Puede mantenerse un razonable escepticismo en torno a la disolución de los límites del espacio y el tiempo. A fin de cuentas, estamos acostumbrados a nuestros propios límites y a situar los hechos con perfiles precisos.
Pueden, incluso, plantearse, con igual raciocinio, las dudas de si ese problema entre la escolástica y la revolución científica es materia teatral de solidez contrastada.
Esto sería ya más discutible, pues importa, tanto como los conceptos filosóficos, la capacidad para dramatizarlos. A la postre es lo que permanece de una obra: Su filiación artística, su encuadra en modelos teatrales sugerentes.
Y esto último lo acredita con creces Perdida en los Apalaches. Lo malo de esta realidad sin límites es que no resulta fácilmente perceptible, pues suceso y percepción se hallan en campos diferentes y la percepción modifica y manipula lo percibido. Ello abre infinitas posibilidades.
Por ejemplo: el paro galopante, el estado policial, el fascismo desafiante no está ocurriendo aquí y ahora, sino que ocurrió en el pasado o va a ocurrir en el futuro; con lo cual, la realidad percibida es simplemente un accidente, una conjunción especiotemporal que sólo nos toca filosóficamente.

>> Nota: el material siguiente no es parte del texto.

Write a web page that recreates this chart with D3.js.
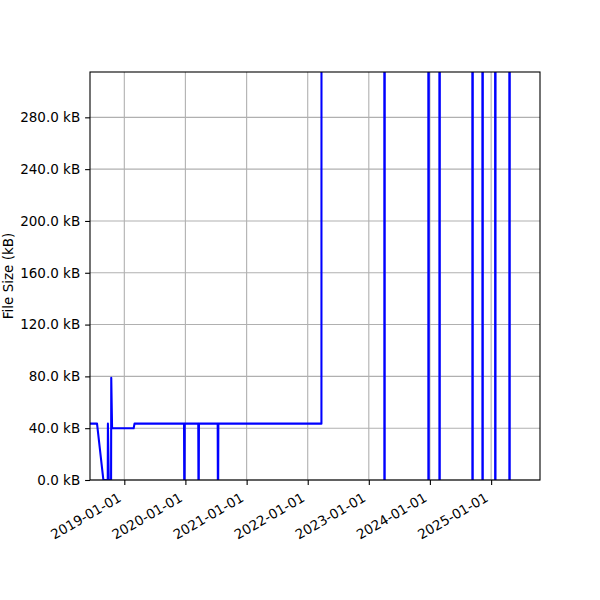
<!DOCTYPE html>
<html>
<head>
<meta charset="utf-8">
<script src="https://cdn.jsdelivr.net/npm/d3@7"></script>
<style>
  body { margin: 0; background: #fff; }
  svg { display: block; }
  text { font-family: "DejaVu Sans", sans-serif; }
</style>
</head>
<body>
<div id="chart"></div>
<script>
// Data (dates and file sizes in kB)
const dates = [
  "2018-06-01", "2018-07-22", "2018-08-29", "2018-09-24", "2018-09-25", "2018-09-30",
  "2018-10-14", "2018-10-15", "2018-10-20", "2019-02-26", "2019-03-03",
  "2019-12-24", "2019-12-25", "2019-12-27", "2019-12-28",
  "2020-03-18", "2020-03-19", "2020-03-21", "2020-03-22",
  "2020-07-12", "2020-07-13", "2020-07-15", "2020-07-16",
  "2022-03-24", "2022-03-25",
  "2023-04-03", "2023-04-04", "2023-04-06", "2023-04-07",
  "2023-12-22", "2023-12-23", "2023-12-25", "2023-12-26",
  "2024-02-26", "2024-02-27", "2024-02-29", "2024-03-01",
  "2024-09-10", "2024-09-11", "2024-09-13", "2024-09-14",
  "2024-11-09", "2024-11-10", "2024-11-12", "2024-11-13",
  "2025-01-24", "2025-01-25", "2025-01-27", "2025-01-28",
  "2025-04-19", "2025-04-20", "2025-04-22", "2025-04-23",
  "2025-10-31"
];
const sizes = [
  43.5, 43.5, 0, 0, 43.5, 0,
  0, 79, 40, 40, 43.5,
  43.5, 0, 0, 43.5,
  43.5, 0, 0, 43.5,
  43.5, 0, 0, 43.5,
  43.5, 1200,
  1200, 0, 0, 1200,
  1200, 0, 0, 1200,
  1200, 0, 0, 1200,
  1200, 0, 0, 1200,
  1200, 0, 0, 1200,
  1200, 0, 0, 1200,
  1200, 0, 0, 1200,
  1200
];
const yTicks = [0, 40, 80, 120, 160, 200, 240, 280];
const xTicks = ["2019-01-01", "2020-01-01", "2021-01-01", "2022-01-01", "2023-01-01", "2024-01-01", "2025-01-01"];
const xDomain = ["2018-06-10", "2025-10-20"];
const yDomain = [0, 315];

const W = 600, H = 600;
const m = { left: 90, right: 540, top: 72, bottom: 480 };
const parse = d3.utcParse("%Y-%m-%d");

const svg = d3.select("#chart").append("svg").attr("width", W).attr("height", H);

const x = d3.scaleUtc().domain(xDomain.map(parse)).range([m.left, m.right]);
const y = d3.scaleLinear().domain(yDomain).range([m.bottom, m.top]);

// grid
const grid = svg.append("g");
grid.selectAll(".gx").data(xTicks).join("line")
  .attr("x1", d => x(parse(d))).attr("x2", d => x(parse(d)))
  .attr("y1", m.top).attr("y2", m.bottom)
  .attr("stroke", "#b0b0b0").attr("stroke-width", 1.1);
grid.selectAll(".gy").data(yTicks).join("line")
  .attr("x1", m.left).attr("x2", m.right)
  .attr("y1", d => y(d)).attr("y2", d => y(d))
  .attr("stroke", "#b0b0b0").attr("stroke-width", 1.1);

// clip
svg.append("clipPath").attr("id", "clip").append("rect")
  .attr("x", m.left).attr("y", m.top)
  .attr("width", m.right - m.left).attr("height", m.bottom - m.top);

const data = dates.map((d, i) => ({ date: parse(d), v: sizes[i] }));
const line = d3.line().x(d => x(d.date)).y(d => y(d.v));
svg.append("path").datum(data)
  .attr("clip-path", "url(#clip)")
  .attr("d", line)
  .attr("fill", "none").attr("stroke", "#0000ff").attr("stroke-width", 2.08)
  .attr("stroke-linejoin", "round");

// axes
const fmtY = d => d.toFixed(1) + " kB";
const yAxis = svg.append("g").attr("transform", `translate(${m.left},0)`)
  .call(d3.axisLeft(y).tickValues(yTicks).tickFormat(fmtY).tickSizeOuter(0).tickSize(4.9).tickPadding(4.9));
yAxis.select(".domain").remove();
yAxis.selectAll("line").attr("stroke", "#000").attr("stroke-width", 1.1);
yAxis.selectAll("text").attr("font-size", 13.5).attr("fill", "#000").attr("font-family", "DejaVu Sans");

const xAxis = svg.append("g").attr("transform", `translate(0,${m.bottom})`)
  .call(d3.axisBottom(x).tickValues(xTicks.map(parse)).tickSizeOuter(0).tickSize(4.9).tickFormat(""));
xAxis.select(".domain").remove();
xAxis.selectAll("line").attr("stroke", "#000").attr("stroke-width", 1.1);

svg.append("g").selectAll("text").data(xTicks).join("text")
  .attr("transform", d => `translate(${x(parse(d)) - 2},${m.bottom + 20.5}) rotate(-30)`)
  .attr("text-anchor", "end")
  .attr("font-size", 13.5)
  .attr("fill", "#000")
  .text(d => d);

// frame
svg.append("rect")
  .attr("x", m.left).attr("y", m.top)
  .attr("width", m.right - m.left).attr("height", m.bottom - m.top)
  .attr("fill", "none").attr("stroke", "#000").attr("stroke-width", 1.1);

// y label
svg.append("text")
  .attr("transform", `translate(13,${(m.top + m.bottom) / 2}) rotate(-90)`)
  .attr("text-anchor", "middle")
  .attr("font-size", 13.5)
  .attr("fill", "#000")
  .text("File Size (kB)");
</script>
</body>
</html>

Con todo, no es la posible metáfora política que pueda haber en Perdida en los Apalaches lo que la define como una obra excepcionalmente sutil; no es ese vicesecretario segundo atento a la producción de huevos, o el presidente que escapa al extranjero cuando el club está en quiebra.
Es el soplo ténue, imperceptible casi, con el que las cosas se suceden en escena. Perdida en los Apalaches plantea muchas dudas, alguna que otra confusión e, incluso, ciertas problemas de identidad. Pero, aparte de que, teatralmente, esas ambigüedades están bien resueltas, ello ocurrirá sólo a quienes instalados en la confortable teoría del absoluto, tengan dura la mollera para lo relativo.
Estas restricciones mentales no van a impedir, sin embargo, el sano ejercicio de la risa y de la sonrisa, pues motivos hay para ello en este juguete. Por mi parte puedo afirmar que estuve allí y que pude comprobar, sin distorsiones metafísicas, las peripecias de los personajes y la calidad de los actores. Tanto en Sanchís Sinisterra, como en Manuel Carlos Lillo, Anabel Moreno y Camilo Rodríguez, la inteligencia está al servicio de una acción teatral muy matizada.
Porque, sobre esta inquietante realidad fragmentada, reconstruida, desconocida o confusa, flota, con levedad, la sutileza de un lenguaje dramático; la inteligencia de un lenguaje, a secas.